Despadronize-se
15 Maio 2019
Sua existência fetal foi descoberta, e logo seus pais começaram planejar como seriam os próximos dias, desde as suas roupas, brinquedos, quarto, até mínimos detalhes. Num piscar de olhos os meses se passaram e você chegou. Com sua vinda, vieram também as próximas escolhas, e nada mais natural que isso, afinal, nós nascemos serzinhos totalmente dependentes de outrem para sobreviver. E assim como seus avós, bisavós e ancestrais, os seus pais fizeram as primeiras escolhas da sua vida, desde a religião, o batismo, e os locais onde frequentar, até os esportes pelos quais eles almejavam vê-lo praticar.
A virada para a puberdade chegou e com ela vieram uma enxurrada de hormônios, sentimentos e questionamentos desordenados. A confusão entre acatar as escolhas de seus progenitores ou ter suas próprias escolhas fazia-no manter-se em uma constante montanha russa de interrogações. Ao longo dessa viagem do curso da vida, em algum momento, você acaba por descobrir que saiu de um mundo uterino quente e confortável, para um mundo gélido cujas paredes são construídas por uma massa de julgamentos. O calor do leite materno logo é trocado pela cerveja mais gelada que puder encontrar no bar da esquina.
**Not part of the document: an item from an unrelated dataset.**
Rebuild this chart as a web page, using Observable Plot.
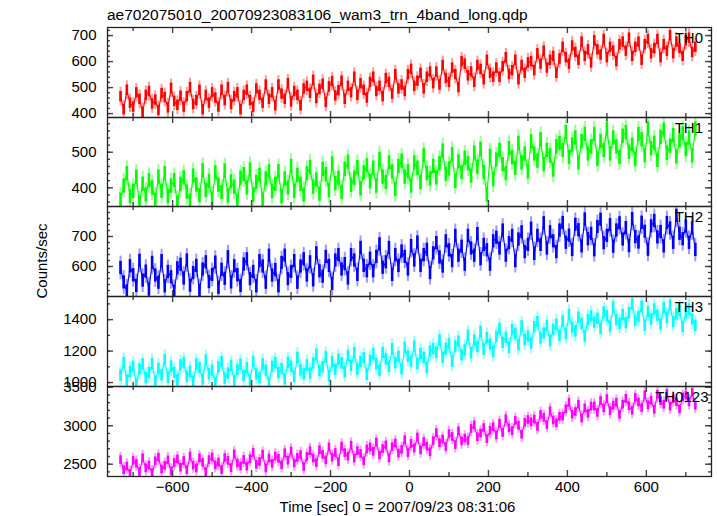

Bem vindo ao mundo adulto! Agora você é independente, livre e maravilhosamente satisfeito por poder fazer as próprias escolhas. Mas, vou levantar um pequeno questionamento: todas as suas escolhas partiram de você? A roupa que está em alta que você comprou na promoção semana passada, foi escolha sua, ou um impulso dos fatores de “estar na moda”, somado ao privilégio de comprar mais barato? Vamos dar passos mais largos… A sua graduação, regada a várias gotas de suor e cafeína, foi escolhida pela sua fiel vontade de alcançar o ofício que deseja para o resto dos seus longos dias, ou por fatores alheios a sua vontade?
Parece uma enorme bobagem pensar que uma sociedade livre e democrática, na verdade, não é nem uma coisa, nem outra. Nós queremos ter o corpo das modelos, o cabelo da propaganda de shampoo, as roupas das atrizes e o comportamento dos personagens daquela série do canal da TV a cabo. Queremos cultivar o jardim da nossa casa com as mudas que temos vontade de extrair do jardim dos vizinhos. Queremos trabalhar pra ter como posses as coisas que outras pessoas já trabalharam o bastante para tê-las. Enquanto os nossos sonhos e vontades reais, esses sim, são impossíveis. Mas deixa eu te contar um segredo: o impossível é uma lenda criada por gente sem coragem de viver.
Acredite, você não precisa ser médico quando pode ser extremamente feliz e bem sucedido sendo músico. Não precisa se vestir com os padrões das passarelas para desfilar no palco das redes sociais. Você não deve se prender a sua cidade natal quando a sua felicidade está no continente vizinho. Também não é justo que você siga a carreira familiar que vem ultrapassando gerações desde o bisavô joalheiro, quando a sua vontade é ser advogado. Não dá pra passar uma vida inteira negando a própria identidade, nem vivendo a vida que esperavam que você quisesse viver.
Despadronize-se. E como citou o escritou e poeta Edson Marques em um de seus poemas: “Se você não encontrar razões para ser livre, invente-as”. E isso não é sobre pensar fora da caixa, é sobre sair dela, e não aceitar nada menos do que o mundo fora da bolha tem pra você.